SET EXERCISE ::
Copy the data precisely, keeping every character.

STORED DATA ::
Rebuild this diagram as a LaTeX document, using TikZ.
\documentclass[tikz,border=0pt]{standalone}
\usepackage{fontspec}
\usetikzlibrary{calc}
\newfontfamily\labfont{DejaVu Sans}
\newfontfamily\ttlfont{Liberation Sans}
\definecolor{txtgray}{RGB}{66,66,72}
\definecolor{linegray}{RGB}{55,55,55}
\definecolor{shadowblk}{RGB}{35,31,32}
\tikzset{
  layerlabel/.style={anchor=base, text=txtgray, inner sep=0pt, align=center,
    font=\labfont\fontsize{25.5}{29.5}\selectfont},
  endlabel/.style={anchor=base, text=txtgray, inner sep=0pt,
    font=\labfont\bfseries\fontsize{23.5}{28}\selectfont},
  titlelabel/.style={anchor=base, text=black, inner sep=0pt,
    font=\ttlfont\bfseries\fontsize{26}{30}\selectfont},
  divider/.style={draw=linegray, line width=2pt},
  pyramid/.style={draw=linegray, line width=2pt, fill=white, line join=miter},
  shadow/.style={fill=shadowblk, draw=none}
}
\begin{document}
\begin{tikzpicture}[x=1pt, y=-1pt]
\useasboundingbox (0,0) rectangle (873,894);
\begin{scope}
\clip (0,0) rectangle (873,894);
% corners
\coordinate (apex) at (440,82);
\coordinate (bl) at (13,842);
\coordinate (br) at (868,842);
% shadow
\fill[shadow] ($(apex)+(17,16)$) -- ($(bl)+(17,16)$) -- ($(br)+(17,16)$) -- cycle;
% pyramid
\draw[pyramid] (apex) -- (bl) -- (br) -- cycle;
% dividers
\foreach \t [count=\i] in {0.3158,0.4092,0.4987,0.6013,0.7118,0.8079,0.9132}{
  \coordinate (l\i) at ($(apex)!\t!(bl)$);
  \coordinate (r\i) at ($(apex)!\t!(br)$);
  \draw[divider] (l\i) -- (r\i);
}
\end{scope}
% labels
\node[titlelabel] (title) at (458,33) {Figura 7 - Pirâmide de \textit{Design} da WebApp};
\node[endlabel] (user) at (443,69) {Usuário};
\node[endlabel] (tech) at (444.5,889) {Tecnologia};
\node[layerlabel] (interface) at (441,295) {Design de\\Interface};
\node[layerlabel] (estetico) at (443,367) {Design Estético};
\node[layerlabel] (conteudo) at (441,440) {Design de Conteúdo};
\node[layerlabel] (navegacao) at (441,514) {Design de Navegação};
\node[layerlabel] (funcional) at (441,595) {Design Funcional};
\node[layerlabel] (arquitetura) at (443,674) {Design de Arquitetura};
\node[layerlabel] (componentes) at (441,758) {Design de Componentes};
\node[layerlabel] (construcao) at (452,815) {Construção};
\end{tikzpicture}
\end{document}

OUTPUT FOR THIS EXERCISE ::
Rebuild this diagram as a LaTeX document, using TikZ.
\documentclass[tikz,border=0pt]{standalone}
\usepackage{fontspec}
\usetikzlibrary{calc}
\newfontfamily\labfont{DejaVu Sans}
\newfontfamily\ttlfont{Liberation Sans}
\definecolor{txtgray}{RGB}{66,66,72}
\definecolor{linegray}{RGB}{55,55,55}
\definecolor{shadowblk}{RGB}{35,31,32}
\tikzset{
  layerlabel/.style={anchor=base, text=txtgray, inner sep=0pt, align=center,
    font=\labfont\fontsize{25.5}{29.5}\selectfont},
  endlabel/.style={anchor=base, text=txtgray, inner sep=0pt,
    font=\labfont\bfseries\fontsize{23.5}{28}\selectfont},
  titlelabel/.style={anchor=base, text=black, inner sep=0pt,
    font=\ttlfont\bfseries\fontsize{26}{30}\selectfont},
  divider/.style={draw=linegray, line width=2pt},
  pyramid/.style={draw=linegray, line width=2pt, fill=white, line join=miter},
  shadow/.style={fill=shadowblk, draw=none}
}
\begin{document}
\begin{tikzpicture}[x=1pt, y=-1pt]
\useasboundingbox (0,0) rectangle (873,894);
\begin{scope}
\clip (0,0) rectangle (873,894);
% corners
\coordinate (apex) at (440,82);
\coordinate (bl) at (13,842);
\coordinate (br) at (868,842);
% shadow
\fill[shadow] ($(apex)+(17,16)$) -- ($(bl)+(17,16)$) -- ($(br)+(17,16)$) -- cycle;
% pyramid
\draw[pyramid] (apex) -- (bl) -- (br) -- cycle;
% dividers
\foreach \t [count=\i] in {0.3158,0.4092,0.4987,0.6013,0.7118,0.8079,0.9132}{
  \coordinate (l\i) at ($(apex)!\t!(bl)$);
  \coordinate (r\i) at ($(apex)!\t!(br)$);
  \draw[divider] (l\i) -- (r\i);
}
\end{scope}
% labels
\node[titlelabel] (title) at (458,33) {Figura 7 - Pirâmide de \textit{Design} da WebApp};
\node[endlabel] (user) at (443,69) {Usuário};
\node[endlabel] (tech) at (444.5,889) {Tecnologia};
\node[layerlabel] (interface) at (441,295) {Design de\\Interface};
\node[layerlabel] (estetico) at (443,367) {Design Estético};
\node[layerlabel] (conteudo) at (441,440) {Design de Conteúdo};
\node[layerlabel] (navegacao) at (441,514) {Design de Navegação};
\node[layerlabel] (funcional) at (441,595) {Design Funcional};
\node[layerlabel] (arquitetura) at (443,674) {Design de Arquitetura};
\node[layerlabel] (componentes) at (441,758) {Design de Componentes};
\node[layerlabel] (construcao) at (452,815) {Construção};
\end{tikzpicture}
\end{document}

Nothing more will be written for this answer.